Exercise
Leave the pictures out and retype the lines from the beginning through the line with "plt.rcParams['font.family'] = ['Liberation", both ends included.

Data listing
□ □ □

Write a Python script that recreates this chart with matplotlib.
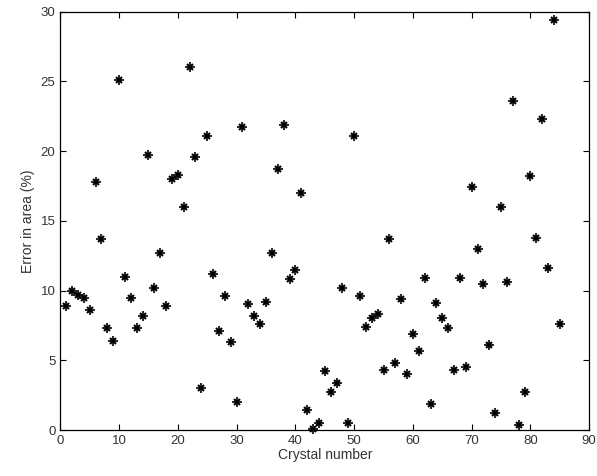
import matplotlib
matplotlib.use("Agg")
import matplotlib.pyplot as plt
import numpy as np

plt.rcParams['font.family'] = ['Liberation Sans', 'DejaVu Sans']

# error in estimated area for each crystal
crystal = np.arange(1, 86)
err_area = [8.9, 10.0, 9.7, 9.5, 8.6, 17.8, 13.7, 7.3, 6.4, 25.1,
            11.0, 9.5, 7.3, 8.2, 19.7, 10.2, 12.7, 8.9, 18.0, 18.3,
            16.0, 26.0, 19.6, 3.0, 21.1, 11.2, 7.1, 9.6, 6.3, 2.0,
            21.7, 9.0, 8.2, 7.6, 9.2, 12.7, 18.7, 21.9, 10.8, 11.5,
            17.0, 1.4, 0.05, 0.5, 4.2, 2.7, 3.4, 10.2, 0.5, 21.1,
            9.6, 7.4, 8.0, 8.3, 4.3, 13.7, 4.8, 9.4, 4.0, 6.9,
            5.7, 10.9, 1.9, 9.1, 8.0, 7.3, 4.3, 10.9, 4.5, 17.4,
            13.0, 10.5, 6.1, 1.2, 16.0, 10.6, 23.6, 0.35, 2.7, 18.2,
            13.8, 22.3, 11.6, 29.4, 7.6]

fig = plt.figure(figsize=(5.97, 4.76), dpi=100)
ax = fig.add_axes([0.101, 0.0966, 0.886, 0.879])

# matlab style asterisk: a plus with a small cross on top
ax.plot(crystal, err_area, linestyle='none', marker='+', ms=7.5, mew=1.2,
        color='black', clip_on=False)
ax.plot(crystal, err_area, linestyle='none', marker='x', ms=3.8, mew=1.5,
        color='black', clip_on=False)

ax.set_xlim(0, 90)
ax.set_ylim(0, 30)
ax.set_xticks(np.arange(0, 91, 10))
ax.set_yticks(np.arange(0, 31, 5))
ax.tick_params(direction='in', top=True, right=True, length=4, width=0.8,
               labelsize=9.5, colors='black', labelcolor='#333333')
for s in ax.spines.values():
    s.set_linewidth(0.9)

ax.set_xlabel('Crystal number', fontsize=10, color='#333333', labelpad=1)
ax.set_ylabel('Error in area (%)', fontsize=10, color='#333333', labelpad=4)

fig.savefig('out.png', dpi=100)
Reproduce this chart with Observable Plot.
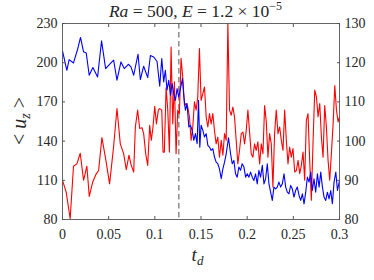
<!DOCTYPE html>
<html><head><meta charset="utf-8">
<script src="https://cdn.jsdelivr.net/npm/d3@7"></script>
<script src="https://cdn.jsdelivr.net/npm/@observablehq/plot@0.6"></script>
<style>body{margin:0;background:#fff} svg{display:block}</style>
</head><body><div id="chart"></div>
<script>
// Blue series (left axis)
const tBlue = [0,0.0047,0.0072,0.0119,0.0163,0.0195,0.0228,0.0257,0.0289,0.0329,0.038,0.0423,0.0467,0.0517,0.0554,0.059,0.0633,0.0669,0.0713,0.0742,0.0771,0.0818,0.0843,0.0879,0.0923,0.0952,0.0988,0.1024,
0.1053,0.1075,0.1096,0.1114,0.1132,0.1151,0.1169,0.1187,0.1205,0.1223,0.1241,0.1259,0.1277,0.1299,0.1313,0.1331,0.1349,0.1368,0.1386,0.1404,0.1422,0.144,0.1458,0.1473,0.1487,0.1501,
0.152,0.1538,0.1556,0.1574,0.1592,0.161,0.1628,0.1646,0.1664,0.1682,0.17,0.1719,0.1737,0.1755,0.1773,0.1798,0.182,0.1838,0.1856,0.1874,0.1892,0.191,0.1928,0.1946,0.1965,0.1983,0.2001,0.2019,0.2037,0.2055,0.2073,0.2091,0.2109,0.2127,0.2145,0.2164,0.2182,0.22,0.2218,0.2236,0.2254,0.2272,0.229,0.2308,0.2326,0.2344,0.2363,0.2381,0.2399,0.2417,0.2435,0.2453,0.2471,0.2489,0.2507,0.2525,0.2543,0.2562,0.258,0.2598,0.2616,0.2634,0.2652,0.267,0.2688,0.2706,0.2724,0.2742,0.2761,0.2779,0.2797,0.2815,0.2833,0.2851,0.2869,0.2887,0.2905,0.2923,0.2941,0.296,0.2978,0.3];
const uBlue = [209,194.2,202.4,199.8,210.1,219.3,208.3,207.5,190.4,196.3,189.1,216.7,195.5,199.3,201.9,186.6,200.6,195.5,198.8,196.8,190.4,206.5,187.1,197.3,188.6,205.5,204.4,200.9,
182.0,203.2,185.3,194.2,178.9,186.6,175.1,184.0,176.3,171.2,180.2,173.8,180.2,187.8,175.1,163.6,168.7,150.8,152.1,148.2,140.6,145.7,138.0,171.2,135.4,152.1,
148.2,143.1,145.7,136.7,135.4,132.9,134.2,127.8,123.9,122.7,118.8,111.2,118.8,123.9,130.3,142.6,130.3,122.7,125.2,115.0,112.4,120.1,117.6,122.7,120.1,112.4,115.0,112.4,116.3,112.4,109.9,115.0,107.3,117.6,112.4,121.4,107.3,111.2,122.7,107.3,100.9,94.6,104.8,103.5,104.8,108.6,104.8,107.3,115.0,104.8,100.9,99.7,106.1,103.5,97.1,102.2,104.8,98.4,94.6,99.7,92.0,100.9,112.4,108.6,116.3,102.2,111.2,100.9,115.0,104.8,116.3,104.8,97.1,94.6,100.9,95.8,102.2,92.0,108.6,116.3,102.2,109.9];

// Red series (right axis)
const tRed = [0,0.004,0.0083,0.0119,0.0156,0.0192,0.0228,0.0264,0.029,0.0326,0.0362,0.0391,0.0427,0.047,0.051,0.0553,0.059,0.0626,0.0662,0.0691,0.072,0.0742,0.0771,0.0789,0.0814,0.0836,0.0861,0.0879,0.0901,0.0923,0.0944,0.0962,0.098,0.0999,0.1017,0.1038,0.1053,0.1075,0.1089,0.1103,0.1122,0.114,0.1158,0.1176,0.1194,0.1212,0.123,0.1248,0.1266,0.1284,0.1302,0.1321,0.1339,0.1357,0.1375,0.1393,0.1411,0.1429,0.1447,0.1465,0.1483,0.1501,
0.152,0.1538,0.1556,0.1574,0.1592,0.161,0.1628,0.1646,0.1664,0.1682,0.17,0.1719,0.1737,0.1755,0.1773,0.1791,0.1809,0.1827,0.1845,0.1863,0.1881,0.1899,0.1917,0.1936,0.1954,0.1972,0.199,0.2008,0.2026,0.2044,0.2062,0.208,0.2098,0.2116,0.2135,0.2153,0.2171,0.2189,0.2207,0.2225,0.2243,0.2261,0.2279,0.2297,0.2315,0.2334,0.2352,0.237,0.2388,0.2406,0.2424,0.2442,0.246,0.2478,0.2496,0.2515,0.2533,0.2551,0.2569,0.2587,0.2605,0.2623,0.2641,0.2659,0.2677,0.2695,0.2713,0.2732,0.275,0.2768,0.2786,0.2804,0.2822,0.284,0.2858,0.2876,0.2894,0.2912,0.2931,0.2949,0.2967,0.2985,0.3];
const uRed = [90,87,80.2,93.6,94.2,96.9,90.0,93.6,85.9,89.5,91.5,92.5,100.9,95.1,89.1,98.5,108.3,99.3,96.8,92.7,96.4,94.0,92.1,103.6,107.9,103.2,103.4,101.9,96.8,93.8,104.0,100.2,103.6,108.9,104.4,107.9,108.3,107.9,97.2,97.2,113.6,107.9,97.2,124.0,104.4,115.1,96.8,107.9,107.0,121.1,116.4,109.1,109.6,108.7,106.2,100.2,103.6,110.0,107.9,111.3,123.6,110.4,
112.1,113.8,106.2,103.6,107.0,104.4,107.0,102.7,99.3,101.0,95.9,100.2,96.4,101.9,100.2,130,107.9,106.6,108.7,106.2,100.2,94.2,97.6,101.9,102.3,99.3,102.7,107.9,102.3,96.8,95.9,99.3,97.6,99.8,94.2,99.3,96.8,109.1,104.9,95.9,101.9,99.3,88.3,101.9,107.9,101.9,103.6,100.2,97.6,107.9,100.2,94.2,98.5,95.9,98.1,92.1,92.5,95.1,91.7,93.8,97.2,90.0,105.3,107.0,95.1,84.9,99.3,113.0,111.3,106.2,109.6,101.0,95.9,109.1,103.6,95.1,90.0,96.8,104.4,114.2,107.9,104.9,106.2];

const xTicks = [0,0.05,0.1,0.15,0.2,0.25,0.3];
const xTickLabels = ["0","0.05","0.1","0.15","0.2","0.25","0.3"];
const leftTicks = [80,110,140,170,200,230];
const rightTicks = [80,90,100,110,120,130];
const tMarker = 0.126;

const blue = tBlue.map((t,i)=>({t, u:uBlue[i]}));
const red = tRed.map((t,i)=>({t, u:uRed[i]}));
// right axis (80..130) mapped onto the left axis (80..230)
const toLeft = v => 80 + (v - 80) * 3;

const W = 374, H = 280, mL = 62, mR = 35, mT = 23, mB = 61;
const chart = Plot.plot({
  width: W, height: H,
  marginLeft: mL, marginRight: mR, marginTop: mT, marginBottom: mB,
  style: {fontFamily: "'Liberation Serif', serif", fontSize: "14px", color: "#262626", background: "#fff", overflow: "visible"},
  x: {domain: [0, 0.3]},
  y: {domain: [80, 230]},
  marks: [
    Plot.ruleX([tMarker], {stroke: "#6e6e6e", strokeDasharray: "5.5,3.5", strokeWidth: 1.2}),
    Plot.line(red, {x: "t", y: d => toLeft(d.u), stroke: "#ff0000", strokeWidth: 1.1}),
    Plot.line(blue, {x: "t", y: "u", stroke: "#0000ff", strokeWidth: 1.1}),
    Plot.frame({stroke: "#555", strokeWidth: 0.9}),
    Plot.axisX(xTicks, {anchor: "bottom", tickSize: -3, tickPadding: 13, stroke: "#555", tickFormat: d => xTickLabels[xTicks.indexOf(d)], label: null}),
    Plot.axisX(xTicks, {anchor: "top", tickSize: -3, stroke: "#555", tickFormat: d => "", label: null}),
    Plot.axisY(leftTicks, {anchor: "left", tickSize: -3, tickPadding: 8, stroke: "#555", tickFormat: d => String(d), label: null}),
    Plot.axisY(leftTicks, {anchor: "right", tickSize: -3, tickPadding: 8, stroke: "#555", tickFormat: d => String(rightTicks[leftTicks.indexOf(d)]), label: null})
  ]
});
document.getElementById("chart").append(chart);

const svg = d3.select(chart);
const cx = mL + (W - mL - mR) / 2;
// Title
const title = svg.append("text").attr("x", cx - 5).attr("y", 17).attr("text-anchor", "middle")
  .style("font-family", "'Liberation Serif', serif").style("font-size", "17.5px").attr("fill", "#262626");
title.append("tspan").style("font-style", "italic").text("Ra");
title.append("tspan").text(" = 500, ");
title.append("tspan").style("font-style", "italic").text("E");
title.append("tspan").text(" = 1.2 × 10");
title.append("tspan").attr("dy", -7).style("font-size", "12px").text("−5");
// x label
const xl = svg.append("text").attr("x", cx - 3).attr("y", 261).attr("text-anchor", "middle")
  .style("font-family", "'Liberation Serif', serif").style("font-size", "19px").attr("fill", "#262626");
xl.append("tspan").style("font-style", "italic").text("t");
xl.append("tspan").attr("dy", 4).style("font-style", "italic").style("font-size", "13px").text("d");
// y label
const yl = svg.append("text").attr("transform", `translate(26,${mT + (H - mT - mB) / 2}) rotate(-90)`).attr("text-anchor", "middle")
  .style("font-family", "'Liberation Serif', serif").style("font-size", "20px").attr("fill", "#262626");
yl.append("tspan").text("< ");
yl.append("tspan").style("font-style", "italic").text("u");
yl.append("tspan").attr("dy", 4).style("font-style", "italic").style("font-size", "14px").text("z");
yl.append("tspan").attr("dy", -4).text(" >");
</script>
</body></html>
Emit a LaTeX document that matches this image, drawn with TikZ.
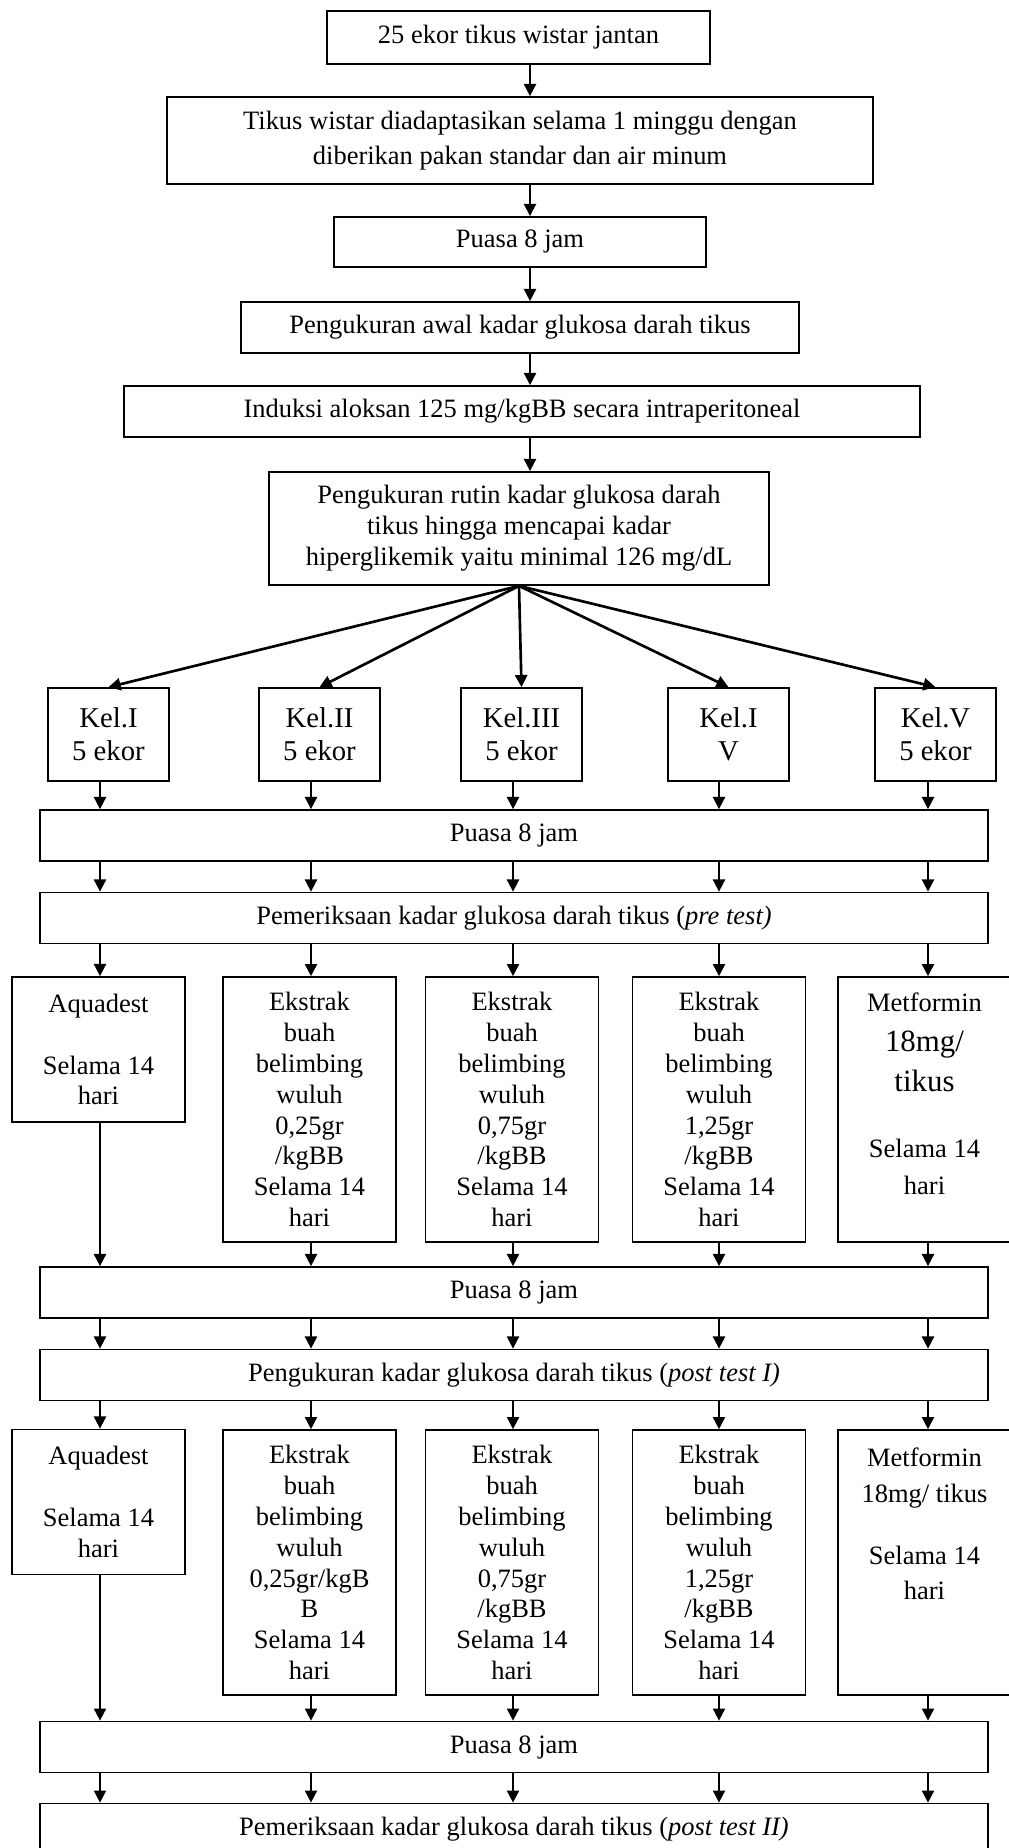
\documentclass[tikz,border=0pt]{standalone}
\usepackage{fontspec}
\setmainfont{Liberation Serif}
\usetikzlibrary{arrows.meta,positioning}
\tikzset{
  box/.style={draw,line width=0.8pt,inner sep=1pt,align=center,
    font=\fontsize{12pt}{14pt}\selectfont},
  kelbox/.style={box,minimum width=54.8pt,minimum height=42.1pt,
    font=\fontsize{13pt}{15pt}\selectfont},
  widebox/.style={box,minimum width=429.4pt,minimum height=23.1pt},
  shortbox/.style={box,minimum width=78.4pt,minimum height=65.7pt},
  tallbox/.style={box,minimum width=78.4pt,minimum height=120pt},
  arr/.style={-{Triangle[length=5.5pt,width=5.5pt]},line width=0.8pt},
  fan/.style={arr,line width=1.2pt}
}
\begin{document}
\begin{tikzpicture}[x=0.453pt,y=-0.453pt]
  \useasboundingbox (0,0) rectangle (1009,1848);
  % column and spine positions
  \foreach \i/\x in {1/100,2/311,3/513,4/719,5/928}
    \coordinate (col\i) at (\x,0);
  \coordinate (spine) at (530,0);
  % top chain
  \node[box,minimum width=173.5pt,minimum height=24pt] (start) at (518.5,37.5)
    {25 ekor tikus wistar jantan};
  \node[box,minimum width=319.8pt,minimum height=39.4pt] (adapt) at (520,140.5)
    {Tikus wistar diadaptasikan selama 1 minggu dengan\\[2pt]diberikan pakan standar dan air minum};
  \node[box,minimum width=168.5pt,minimum height=22.7pt] (fast) at (520,242)
    {Puasa 8 jam};
  \node[box,minimum width=252.8pt,minimum height=23.1pt] (initial) at (520,327.5)
    {Pengukuran awal kadar glukosa darah tikus};
  \node[box,minimum width=360.6pt,minimum height=23.1pt] (induce) at (522,411.5)
    {Induksi aloksan 125 mg/kgBB secara intraperitoneal};
  \node[box,minimum width=226.5pt,minimum height=51.2pt] (routine) at (519,528.5)
    {Pengukuran rutin kadar glukosa darah\\tikus hingga mencapai kadar\\hiperglikemik yaitu minimal 126 mg/dL};
  \draw[arr] (start.south -| spine) -- (adapt.north -| spine);
  \draw[arr] (adapt.south -| spine) -- (fast.north -| spine);
  \draw[arr] (fast.south -| spine) -- (initial.north -| spine);
  \draw[arr] (initial.south -| spine) -- (induce.north -| spine);
  \draw[arr] (induce.south -| spine) -- (routine.north -| spine);
  % groups
  \node[kelbox] (kel1) at (108.5,734.5) {Kel.I\\5 ekor};
  \node[kelbox] (kel2) at (319.5,734.5) {Kel.II\\5 ekor};
  \node[kelbox] (kel3) at (521.5,734.5) {Kel.III\\5 ekor};
  \node[kelbox] (kel4) at (728.5,734.5) {Kel.I\\V};
  \node[kelbox] (kel5) at (935.5,734.5) {Kel.V\\5 ekor};
  \foreach \k in {1,...,5}
    \draw[fan] (routine.south) -- (kel\k.north);
  % pre test
  \node[widebox] (fastA) at (514,835.5) {Puasa 8 jam};
  \node[widebox] (pre) at (514,918)
    {Pemeriksaan kadar glukosa darah tikus (\textit{pre test)}};
  % first treatment
  \node[shortbox] (ta1) at (98.5,1049.5) {Aquadest\\[14pt]Selama 14\\hari};
  \node[tallbox] (ta2) at (309.5,1109.5)
    {Ekstrak\\buah\\belimbing\\wuluh\\0,25gr\\/kgBB\\Selama 14\\hari};
  \node[tallbox] (ta3) at (512,1109.5)
    {Ekstrak\\buah\\belimbing\\wuluh\\0,75gr\\/kgBB\\Selama 14\\hari};
  \node[tallbox] (ta4) at (719,1109.5)
    {Ekstrak\\buah\\belimbing\\wuluh\\1,25gr\\/kgBB\\Selama 14\\hari};
  \node[tallbox] (ta5) at (924.5,1109.5)
    {Metformin\\[4pt]{\fontsize{14pt}{14pt}\selectfont 18mg/}\\[4pt]%
     {\fontsize{14pt}{14pt}\selectfont tikus}\\[16pt]Selama 14\\[3pt]hari\\\mbox{}};
  % post test I
  \node[widebox] (fastB) at (514,1292.5) {Puasa 8 jam};
  \node[widebox] (postA) at (514,1375)
    {Pengukuran kadar glukosa darah tikus (\textit{post test I)}};
  % second treatment
  \node[shortbox] (tb1) at (98.5,1502) {Aquadest\\[14pt]Selama 14\\hari};
  \node[tallbox] (tb2) at (309.5,1562.5)
    {Ekstrak\\buah\\belimbing\\wuluh\\0,25gr/kgB\\B\\Selama 14\\hari};
  \node[tallbox] (tb3) at (512,1562.5)
    {Ekstrak\\buah\\belimbing\\wuluh\\0,75gr\\/kgBB\\Selama 14\\hari};
  \node[tallbox] (tb4) at (719,1562.5)
    {Ekstrak\\buah\\belimbing\\wuluh\\1,25gr\\/kgBB\\Selama 14\\hari};
  \node[tallbox] (tb5) at (924.5,1562.5)
    {Metformin\\[2pt]18mg/ tikus\\[14pt]Selama 14\\[2pt]hari\\[21pt]\mbox{}};
  % post test II
  \node[widebox] (fastC) at (514,1747) {Puasa 8 jam};
  \node[widebox] (postB) at (514,1829)
    {Pemeriksaan kadar glukosa darah tikus (\textit{post test II)}};
  % vertical arrows per column
  \foreach \i in {1,...,5} {
    \draw[arr] (kel\i.south -| col\i) -- (fastA.north -| col\i);
    \draw[arr] (fastA.south -| col\i) -- (pre.north -| col\i);
    \draw[arr] (pre.south -| col\i) -- (ta\i.north -| col\i);
    \draw[arr] (ta\i.south -| col\i) -- (fastB.north -| col\i);
    \draw[arr] (fastB.south -| col\i) -- (postA.north -| col\i);
    \draw[arr] (postA.south -| col\i) -- (tb\i.north -| col\i);
    \draw[arr] (tb\i.south -| col\i) -- (fastC.north -| col\i);
    \draw[arr] (fastC.south -| col\i) -- (postB.north -| col\i);
  }
\end{tikzpicture}
\end{document}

□ □ □

Answer
Write a Python script that recreates this chart with matplotlib.
import matplotlib
matplotlib.use("Agg")
import matplotlib.pyplot as plt
import numpy as np

plt.rcParams['font.family'] = ['Liberation Sans', 'DejaVu Sans']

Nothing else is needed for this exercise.